With the deadline for pre-existing companies to file an initial report approaching on January 1, 2025 (and even sooner for newer companies formed during 2024), small business owners, including many RIA owners and their business-owning clients, will benefit from a deeper understanding of the new BOI reporting requirements, including which businesses are required to submit a report, which individuals associated with the company are considered “beneficial owners” for BOI reporting purposes, and what information will need to be gathered to submit with the report.

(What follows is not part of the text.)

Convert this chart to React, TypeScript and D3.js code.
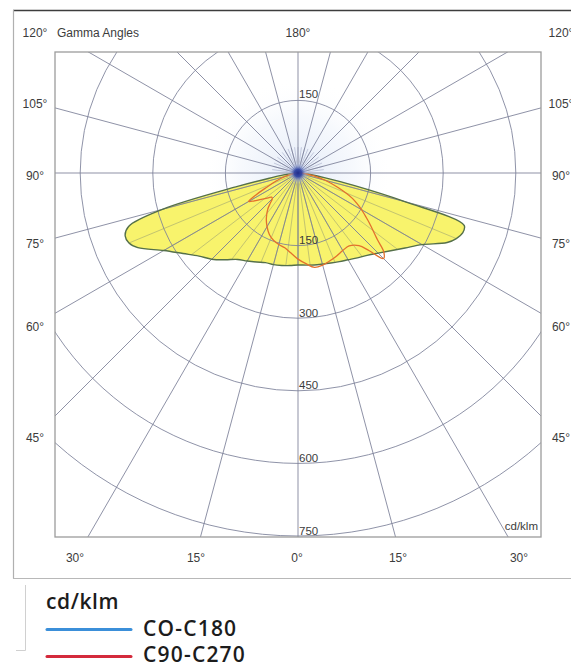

From an advisory firm perspective, the most important takeaway from the new BOI reporting requirements is that while SEC-registered RIAs are not required to submit a BOI report (since they’re included on a list of entities specifically exempted from the rule), many state-registered RIAs are still subject to the BOI reporting requirements – except, notably, firms that are dually registered as insurance producers and/or broker-dealers, which are also included on the list of exemptions.
What’s also important to note is that the BOI reporting rules apply to both “direct” and “indirect” beneficial owners, which include individuals who own a given company themselves and those who own the company via one or more intermediary entities. Additionally, companies formed on or after January 1, 2024, will need to include “company applicants”, which are the individuals who filed and/or directed the filing of the company’s business formation documents at the state level in their BOI reporting. And if any of the company’s beneficial owners change (e.g., due to ownership interests changing hands or the death of an owner), the company will need to resubmit the report within 30 days.
Ultimately, while many companies with just one or a handful of owners will have relatively simple BOI requirements (for which the primary hurdle is simply remembering to submit an initial BOI report ahead of the January 1, 2025, deadline), some companies with more complex ownership and leadership structures might have more of a challenge in who exactly counts as a beneficial owner, which might require the help of outside legal counsel. Which means that given the penalty of up to $500 per day for failing to file (or incorrectly filing) a BOI report until the violation is corrected, it makes sense for state-registered advisory firm owners to get started now on the process of gathering information and filing to fulfill the new law’s requirements!